Records from a data source
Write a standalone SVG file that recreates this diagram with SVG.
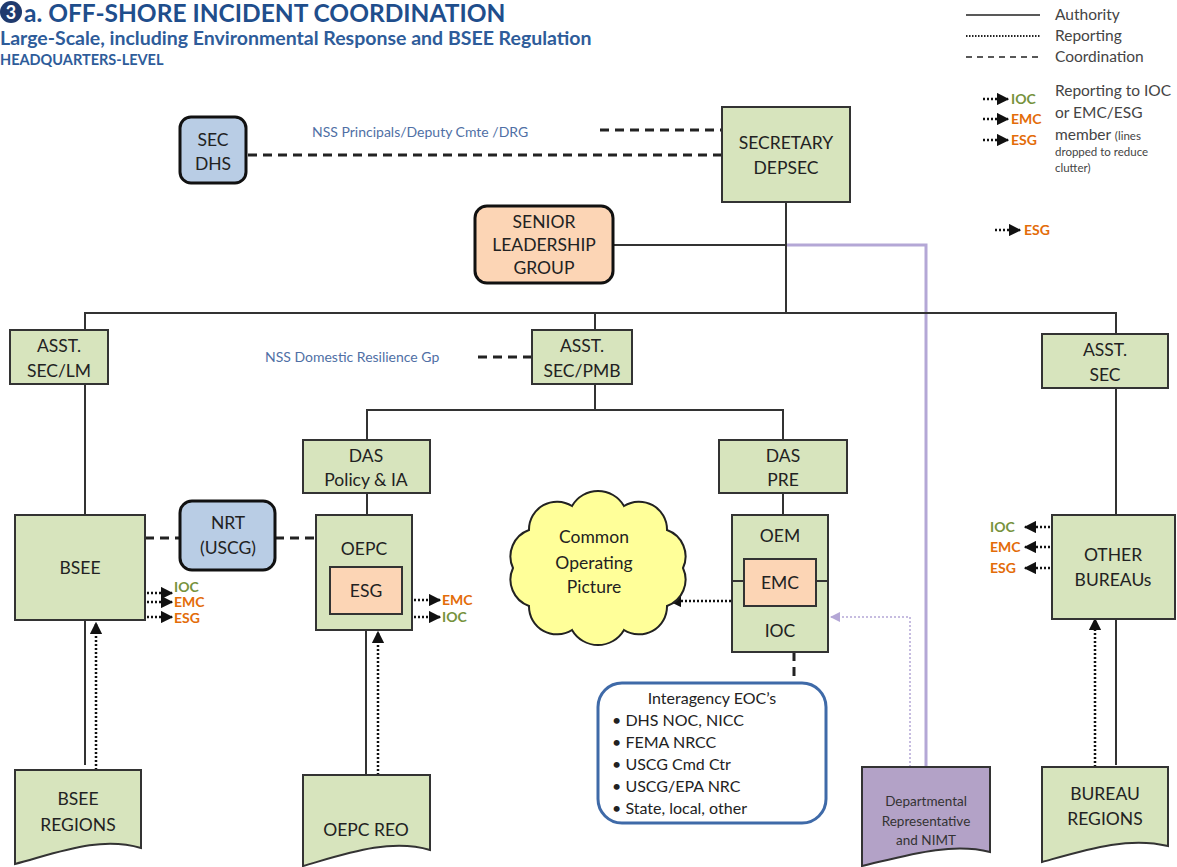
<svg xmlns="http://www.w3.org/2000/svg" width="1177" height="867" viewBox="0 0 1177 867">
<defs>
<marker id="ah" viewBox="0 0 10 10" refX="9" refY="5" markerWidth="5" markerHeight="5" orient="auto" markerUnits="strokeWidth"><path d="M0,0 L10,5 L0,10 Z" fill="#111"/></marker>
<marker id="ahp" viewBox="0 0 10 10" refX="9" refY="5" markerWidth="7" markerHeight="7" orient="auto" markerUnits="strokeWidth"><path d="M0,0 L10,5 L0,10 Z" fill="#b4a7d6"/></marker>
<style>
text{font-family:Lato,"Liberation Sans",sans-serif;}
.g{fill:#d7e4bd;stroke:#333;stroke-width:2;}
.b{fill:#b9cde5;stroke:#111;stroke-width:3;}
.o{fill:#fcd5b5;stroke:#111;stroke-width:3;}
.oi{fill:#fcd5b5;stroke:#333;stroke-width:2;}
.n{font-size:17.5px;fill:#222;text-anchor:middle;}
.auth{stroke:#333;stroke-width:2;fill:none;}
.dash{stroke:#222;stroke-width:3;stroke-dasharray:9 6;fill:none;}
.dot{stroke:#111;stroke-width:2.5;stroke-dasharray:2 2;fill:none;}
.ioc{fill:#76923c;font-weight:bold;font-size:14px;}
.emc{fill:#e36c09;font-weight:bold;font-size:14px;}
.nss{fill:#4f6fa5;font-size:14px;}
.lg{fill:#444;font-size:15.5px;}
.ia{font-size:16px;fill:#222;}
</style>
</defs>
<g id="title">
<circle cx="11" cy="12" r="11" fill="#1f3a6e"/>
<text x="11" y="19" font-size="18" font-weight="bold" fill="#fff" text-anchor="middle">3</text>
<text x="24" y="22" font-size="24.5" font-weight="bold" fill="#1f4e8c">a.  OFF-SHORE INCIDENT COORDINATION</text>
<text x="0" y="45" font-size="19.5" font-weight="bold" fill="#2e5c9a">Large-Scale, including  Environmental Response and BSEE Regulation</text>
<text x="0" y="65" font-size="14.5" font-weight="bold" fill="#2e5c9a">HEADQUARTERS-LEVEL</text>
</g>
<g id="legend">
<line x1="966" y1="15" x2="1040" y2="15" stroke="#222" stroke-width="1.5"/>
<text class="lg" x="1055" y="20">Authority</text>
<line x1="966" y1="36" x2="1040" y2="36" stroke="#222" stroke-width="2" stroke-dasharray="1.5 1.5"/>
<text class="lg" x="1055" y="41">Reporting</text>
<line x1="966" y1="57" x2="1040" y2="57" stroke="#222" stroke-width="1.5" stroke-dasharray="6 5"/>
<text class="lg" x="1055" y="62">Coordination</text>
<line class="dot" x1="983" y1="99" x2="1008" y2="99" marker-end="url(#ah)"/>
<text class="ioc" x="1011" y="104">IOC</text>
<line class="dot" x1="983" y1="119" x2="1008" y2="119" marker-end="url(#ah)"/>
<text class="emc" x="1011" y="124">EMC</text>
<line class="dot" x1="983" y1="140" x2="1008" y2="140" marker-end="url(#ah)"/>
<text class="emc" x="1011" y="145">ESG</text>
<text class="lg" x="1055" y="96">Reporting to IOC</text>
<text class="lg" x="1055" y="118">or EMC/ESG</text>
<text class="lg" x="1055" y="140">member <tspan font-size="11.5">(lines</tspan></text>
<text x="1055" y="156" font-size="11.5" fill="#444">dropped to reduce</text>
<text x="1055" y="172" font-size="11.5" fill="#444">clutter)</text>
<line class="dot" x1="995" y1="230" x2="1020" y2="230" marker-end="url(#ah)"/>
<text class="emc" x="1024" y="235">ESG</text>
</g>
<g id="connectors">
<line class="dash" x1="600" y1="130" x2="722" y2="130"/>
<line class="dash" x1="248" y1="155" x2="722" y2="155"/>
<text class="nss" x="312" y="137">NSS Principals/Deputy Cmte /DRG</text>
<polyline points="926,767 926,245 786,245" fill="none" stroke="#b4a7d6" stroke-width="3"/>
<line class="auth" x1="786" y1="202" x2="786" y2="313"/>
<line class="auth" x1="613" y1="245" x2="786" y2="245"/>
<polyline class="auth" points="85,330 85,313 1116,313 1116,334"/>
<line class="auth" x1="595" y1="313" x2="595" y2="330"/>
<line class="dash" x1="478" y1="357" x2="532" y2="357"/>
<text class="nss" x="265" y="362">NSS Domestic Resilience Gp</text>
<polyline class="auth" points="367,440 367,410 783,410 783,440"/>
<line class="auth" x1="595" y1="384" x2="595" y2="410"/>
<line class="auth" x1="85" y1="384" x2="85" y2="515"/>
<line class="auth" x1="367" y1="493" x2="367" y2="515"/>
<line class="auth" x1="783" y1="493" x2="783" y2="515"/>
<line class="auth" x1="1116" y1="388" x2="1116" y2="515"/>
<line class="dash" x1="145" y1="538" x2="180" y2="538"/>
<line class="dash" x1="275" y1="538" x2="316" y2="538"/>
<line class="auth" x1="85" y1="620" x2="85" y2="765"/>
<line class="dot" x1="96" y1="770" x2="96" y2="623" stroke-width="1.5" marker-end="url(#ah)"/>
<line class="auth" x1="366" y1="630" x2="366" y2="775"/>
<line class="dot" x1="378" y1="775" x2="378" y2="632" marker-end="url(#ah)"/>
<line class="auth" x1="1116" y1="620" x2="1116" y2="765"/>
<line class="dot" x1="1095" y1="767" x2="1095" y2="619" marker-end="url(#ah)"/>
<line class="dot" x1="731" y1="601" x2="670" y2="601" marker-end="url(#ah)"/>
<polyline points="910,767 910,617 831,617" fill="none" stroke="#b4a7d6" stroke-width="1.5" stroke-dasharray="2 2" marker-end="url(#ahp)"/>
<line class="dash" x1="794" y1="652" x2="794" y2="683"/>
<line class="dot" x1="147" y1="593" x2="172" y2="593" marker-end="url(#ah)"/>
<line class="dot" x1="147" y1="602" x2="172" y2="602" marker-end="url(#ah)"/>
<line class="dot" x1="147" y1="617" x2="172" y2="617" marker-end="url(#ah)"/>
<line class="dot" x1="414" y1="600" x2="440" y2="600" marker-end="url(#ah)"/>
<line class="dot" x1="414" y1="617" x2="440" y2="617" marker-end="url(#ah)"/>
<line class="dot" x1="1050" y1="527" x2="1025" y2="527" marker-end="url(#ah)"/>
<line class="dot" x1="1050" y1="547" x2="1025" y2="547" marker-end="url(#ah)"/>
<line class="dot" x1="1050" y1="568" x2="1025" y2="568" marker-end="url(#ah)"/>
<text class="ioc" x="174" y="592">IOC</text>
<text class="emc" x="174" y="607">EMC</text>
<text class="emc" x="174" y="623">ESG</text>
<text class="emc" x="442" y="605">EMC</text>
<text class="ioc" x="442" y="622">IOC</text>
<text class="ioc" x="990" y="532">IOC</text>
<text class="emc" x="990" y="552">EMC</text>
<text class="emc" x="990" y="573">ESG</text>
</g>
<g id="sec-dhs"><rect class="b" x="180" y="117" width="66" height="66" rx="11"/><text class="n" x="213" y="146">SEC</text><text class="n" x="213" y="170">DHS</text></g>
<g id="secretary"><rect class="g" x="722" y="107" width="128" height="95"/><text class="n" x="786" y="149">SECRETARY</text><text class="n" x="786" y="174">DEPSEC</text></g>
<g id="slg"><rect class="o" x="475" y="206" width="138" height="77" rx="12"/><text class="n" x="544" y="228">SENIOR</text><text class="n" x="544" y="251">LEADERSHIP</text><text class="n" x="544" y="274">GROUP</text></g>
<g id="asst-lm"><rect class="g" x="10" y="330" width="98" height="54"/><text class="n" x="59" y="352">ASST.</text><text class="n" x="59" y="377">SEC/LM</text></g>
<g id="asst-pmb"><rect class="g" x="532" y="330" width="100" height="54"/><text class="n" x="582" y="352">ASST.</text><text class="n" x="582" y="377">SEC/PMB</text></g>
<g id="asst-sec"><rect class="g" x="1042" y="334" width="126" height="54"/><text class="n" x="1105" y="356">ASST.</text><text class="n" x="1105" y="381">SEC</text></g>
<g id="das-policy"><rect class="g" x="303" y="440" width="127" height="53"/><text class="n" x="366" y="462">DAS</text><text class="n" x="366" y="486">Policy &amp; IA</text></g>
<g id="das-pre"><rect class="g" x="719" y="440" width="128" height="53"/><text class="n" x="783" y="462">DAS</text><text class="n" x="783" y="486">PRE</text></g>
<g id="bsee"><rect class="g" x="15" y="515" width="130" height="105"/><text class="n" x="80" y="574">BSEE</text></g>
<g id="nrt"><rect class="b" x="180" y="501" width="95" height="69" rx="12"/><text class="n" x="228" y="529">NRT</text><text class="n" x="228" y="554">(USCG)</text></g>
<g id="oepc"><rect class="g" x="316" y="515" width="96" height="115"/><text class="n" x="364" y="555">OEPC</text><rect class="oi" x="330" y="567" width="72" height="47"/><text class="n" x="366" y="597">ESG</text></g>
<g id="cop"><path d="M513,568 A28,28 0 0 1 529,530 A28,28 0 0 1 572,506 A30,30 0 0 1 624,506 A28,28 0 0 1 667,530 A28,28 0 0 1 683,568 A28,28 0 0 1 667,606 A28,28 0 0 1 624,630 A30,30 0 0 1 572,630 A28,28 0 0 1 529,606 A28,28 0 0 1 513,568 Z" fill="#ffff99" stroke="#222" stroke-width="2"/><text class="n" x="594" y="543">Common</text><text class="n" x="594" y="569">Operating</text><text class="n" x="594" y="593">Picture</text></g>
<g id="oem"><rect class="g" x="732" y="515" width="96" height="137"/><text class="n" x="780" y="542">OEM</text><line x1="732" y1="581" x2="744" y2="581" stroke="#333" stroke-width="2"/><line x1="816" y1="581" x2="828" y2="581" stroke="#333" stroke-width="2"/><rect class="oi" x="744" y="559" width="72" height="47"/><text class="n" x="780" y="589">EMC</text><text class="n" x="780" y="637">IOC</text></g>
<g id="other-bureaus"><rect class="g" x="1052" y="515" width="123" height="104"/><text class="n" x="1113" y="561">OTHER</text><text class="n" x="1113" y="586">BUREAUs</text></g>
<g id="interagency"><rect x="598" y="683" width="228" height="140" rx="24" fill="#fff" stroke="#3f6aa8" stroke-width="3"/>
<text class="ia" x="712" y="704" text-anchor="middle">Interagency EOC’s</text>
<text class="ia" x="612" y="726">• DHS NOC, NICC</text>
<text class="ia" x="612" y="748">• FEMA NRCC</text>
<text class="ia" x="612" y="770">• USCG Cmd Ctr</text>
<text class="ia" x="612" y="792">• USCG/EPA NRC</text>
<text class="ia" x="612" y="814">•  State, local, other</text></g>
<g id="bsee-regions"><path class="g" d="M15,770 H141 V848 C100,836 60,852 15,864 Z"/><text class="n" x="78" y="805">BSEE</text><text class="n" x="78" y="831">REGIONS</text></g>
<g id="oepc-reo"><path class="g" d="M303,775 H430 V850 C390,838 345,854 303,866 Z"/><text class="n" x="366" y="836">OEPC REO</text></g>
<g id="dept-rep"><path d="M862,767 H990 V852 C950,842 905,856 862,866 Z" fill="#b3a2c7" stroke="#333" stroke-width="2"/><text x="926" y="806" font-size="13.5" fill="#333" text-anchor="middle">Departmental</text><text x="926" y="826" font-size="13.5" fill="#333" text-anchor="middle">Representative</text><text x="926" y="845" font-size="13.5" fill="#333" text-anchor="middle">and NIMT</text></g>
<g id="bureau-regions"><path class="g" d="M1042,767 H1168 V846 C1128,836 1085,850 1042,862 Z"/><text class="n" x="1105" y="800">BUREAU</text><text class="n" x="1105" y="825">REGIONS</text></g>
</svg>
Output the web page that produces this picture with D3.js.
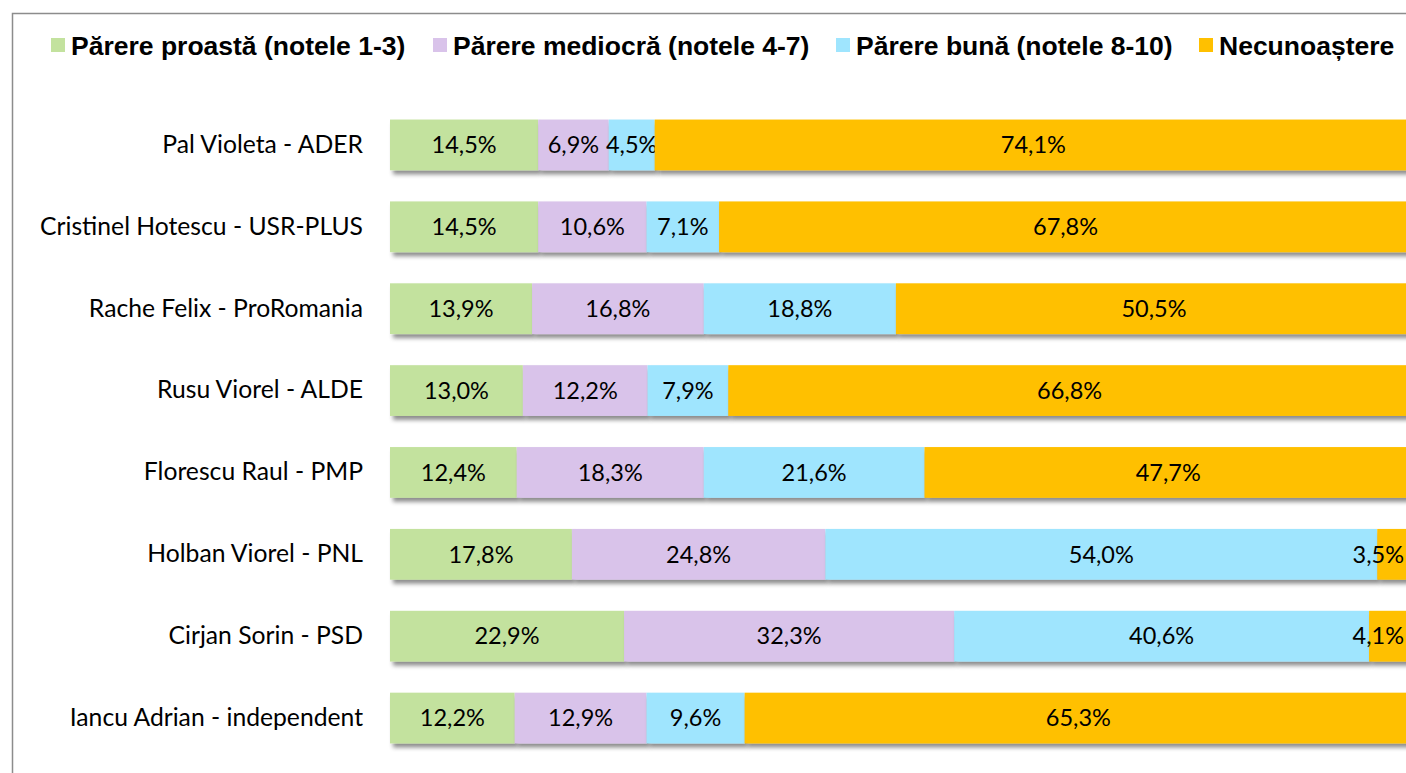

## INSTRUCTION
Copy out each line in the preceding records that contains "with".

## RESPONSE TO THE EXERCISE
Write a standalone SVG file that recreates this diagram with SVG.
Output the web page that produces this picture with D3.js.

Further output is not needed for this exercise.